Here are the short strokes for accessing the help you need! There is enough going on for everyone right now in the world, and we could all use a little break. That break is coming and it’s coming fast. With the Paycheck Protection Program (PPP) applications beginning on April 3rd small to medium businesses around the United States can almost feel the relief coming. Here is the bulk of the relief you can expect for your business.
All loan terms will be the same for everyone!
The loan amounts will be forgiven as long as:
- The loan proceeds are used to cover payroll costs, and most mortgage interest, rent, and utility costs over the 8 week period after the loan is made; and Employee and compensation levels are maintained.
- Payroll costs are capped at $100,000 on an annualized basis for each employee.
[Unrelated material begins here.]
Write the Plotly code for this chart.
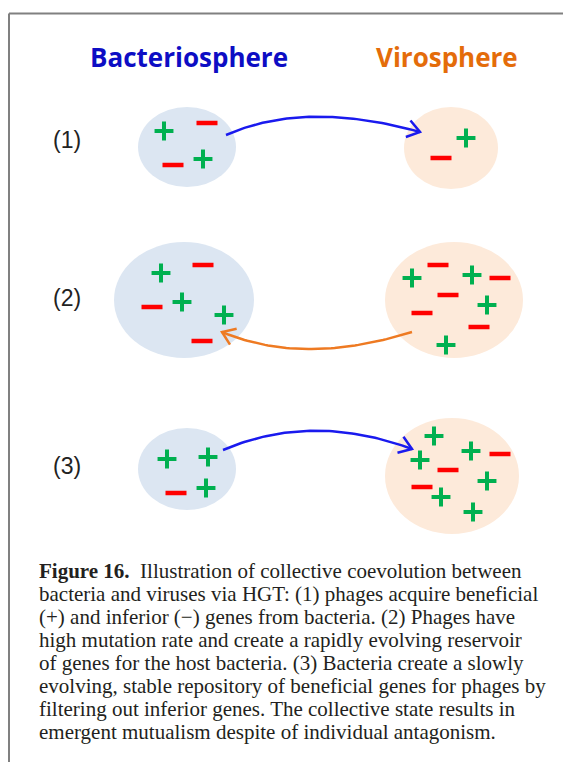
import numpy as np
import plotly.graph_objects as go

W, H = 563, 762

# panel headings and row labels
TITLES = ["Bacteriosphere", "Virosphere"]
TITLE_X = [189, 447]
ROW_LABELS = ["(1)", "(2)", "(3)"]
ROW_Y = [140, 298, 466]

# bubbles: centre x, centre y, half width, half height
BUBBLE_CX = [187, 451, 184, 454, 187, 452]
BUBBLE_CY = [147, 148, 300, 300, 469, 476]
BUBBLE_RX = [49, 47, 70, 69, 49, 67]
BUBBLE_RY = [40, 41, 58, 58, 41, 58]
BUBBLE_KIND = ["bact", "virus", "bact", "virus", "bact", "virus"]

# genes (+ beneficial, - inferior), positions inside the bubbles
PLUS_X = [164, 203, 466, 161, 182, 224, 412, 472, 487, 446, 167, 208, 206,
          434, 420, 471, 487, 441, 473]
PLUS_Y = [131, 159, 138, 273, 302, 315, 278, 275, 305, 345, 459, 457, 488,
          436, 460, 451, 481, 497, 512]
MINUS_X = [207, 173, 441, 203, 152, 202, 438, 500, 448, 422, 479, 176,
           500, 448, 422]
MINUS_Y = [123, 165, 158, 265, 307, 341, 265, 278, 295, 313, 327, 493,
           454, 470, 487]

# HGT arrows: start, bend control, end
ARROW_START = [(226, 135), (412, 332), (223, 450)]
ARROW_CTRL = [(305, 100), (303, 366), (312, 412)]
ARROW_END = [(420, 132), (222, 332), (412, 449)]
ARROW_COLOR = ["#1a1aee", "#ee7a22", "#1a1aee"]

CAPTION = [
    "<b>Figure 16.</b>\u2002Illustration of collective coevolution between",
    "bacteria and viruses via HGT: (1) phages acquire beneficial",
    "(+) and inferior (\u2212) genes from bacteria. (2) Phages have",
    "high mutation rate and create a rapidly evolving reservoir",
    "of genes for the host bacteria. (3) Bacteria create a slowly",
    "evolving, stable repository of beneficial genes for phages by",
    "filtering out inferior genes. The collective state results in",
    "emergent mutualism despite of individual antagonism.",
]
CAPTION_Y = [571, 594, 617, 640, 663, 686, 709, 732]

fill = {"bact": "#dce6f2", "virus": "#fdeada"}

fig = go.Figure()

shapes = []
# frame lines
shapes.append(dict(type="line", x0=9, x1=W, y0=13.5, y1=13.5,
                   line=dict(color="#808080", width=2)))
shapes.append(dict(type="line", x0=9, x1=9, y0=13.5, y1=H,
                   line=dict(color="#808080", width=2)))
for cx, cy, rx, ry, k in zip(BUBBLE_CX, BUBBLE_CY, BUBBLE_RX, BUBBLE_RY, BUBBLE_KIND):
    shapes.append(dict(type="circle", xref="x", yref="y",
                       x0=cx - rx, x1=cx + rx, y0=cy - ry, y1=cy + ry,
                       fillcolor=fill[k], line=dict(width=0), layer="below"))

# arrows as quadratic curves with open heads
t = np.linspace(0, 1, 60)
for s, c, e, col in zip(ARROW_START, ARROW_CTRL, ARROW_END, ARROW_COLOR):
    s, c, e = np.array(s, float), np.array(c, float), np.array(e, float)
    pts = ((1 - t) ** 2)[:, None] * s + (2 * (1 - t) * t)[:, None] * c + (t ** 2)[:, None] * e
    fig.add_trace(go.Scatter(x=pts[:, 0], y=pts[:, 1], mode="lines",
                             line=dict(color=col, width=2.5), hoverinfo="skip"))
    d = (e - c) / np.linalg.norm(e - c)
    back = -d
    arms = []
    for ang in (np.radians(35), -np.radians(35)):
        rot = np.array([[np.cos(ang), -np.sin(ang)], [np.sin(ang), np.cos(ang)]])
        arms.append(e + 15 * rot @ back)
    fig.add_trace(go.Scatter(x=[arms[0][0], e[0], arms[1][0]],
                             y=[arms[0][1], e[1], arms[1][1]], mode="lines",
                             line=dict(color=col, width=2.5), hoverinfo="skip"))

fig.add_trace(go.Scatter(
    x=PLUS_X, y=PLUS_Y, mode="markers", hoverinfo="skip",
    marker=dict(symbol="cross-thin", size=13.5, color="#00b050",
                line=dict(color="#00b050", width=4))))
fig.add_trace(go.Scatter(
    x=MINUS_X, y=MINUS_Y, mode="markers", hoverinfo="skip",
    marker=dict(symbol="line-ew", size=15, color="#ff0000",
                line=dict(color="#ff0000", width=4.5))))

annotations = []
for txt, x, col in zip(TITLES, TITLE_X, ["#0d0dc4", "#e46c0a"]):
    annotations.append(dict(x=x, y=57, text="<b>" + txt + "</b>", showarrow=False,
                            font=dict(family="Open Sans", size=26, color=col),
                            xanchor="center", yanchor="middle"))
for lab, y in zip(ROW_LABELS, ROW_Y):
    annotations.append(dict(x=67, y=y, text=lab, showarrow=False,
                            font=dict(family="Liberation Sans", size=23, color="#222222"),
                            xanchor="center", yanchor="middle"))
for line, y in zip(CAPTION, CAPTION_Y):
    annotations.append(dict(x=37, y=y, text=line, showarrow=False,
                            font=dict(family="Liberation Serif", size=21, color="#231f20"),
                            xanchor="left", yanchor="middle"))

fig.update_layout(
    width=W, height=H,
    margin=dict(l=0, r=0, t=0, b=0),
    paper_bgcolor="white", plot_bgcolor="white",
    showlegend=False,
    xaxis=dict(range=[0, W], visible=False, fixedrange=True),
    yaxis=dict(range=[H, 0], visible=False, fixedrange=True),
    shapes=shapes,
    annotations=annotations,
)

fig.write_html("out.html", config={"displayModeBar": False},
               post_script="document.body.style.margin='0';")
Due to the likely high subscriptions, it is anticipated that not more than 25% of the forgiven amount may be for non-payroll costs.
Last but not least, the loan payments will be deferred for 6 months.
Who can apply and when?
For small businesses and sole proprietorships, starting April 3, 2020 applications are being accepted to receive loans to cover payroll and other certain expenses through existing SBA lenders.
For independent contractors and self-employed individuals, starting April 10, 2020 applications are being accepted to receive loans to cover their payroll and other certain expenses through existing SBA lenders.
Click here for the application
Other regulated lenders will be available to make these loans as soon as they are approved and enrolled in the program.
The following was sourced from Treasury.gov
What can I use these loans for?
You should use the proceeds from these loans on your: Payroll costs, including benefits; Interest on mortgage obligations, incurred before February 15, 2020; Rent, under lease agreements in force before February 15, 2020; and Utilities, for which service began before February 15, 2020.
What counts as payroll costs?
Payroll costs include: Salary, wages, commissions, or tips (capped at $100,000 on an annualized basis for each employee); Employee benefits including costs for vacation, parental, family, medical, or sick leave; allowance for separation or dismissal; payments required for the provisions of group health care benefits including insurance premiums; and payment of any retirement benefit; State and local taxes assessed on compensation; and For a sole proprietor or independent contractor: wages, commissions, income, or net earnings from self-employment, capped at $100,000 on an annualized basis for each employee.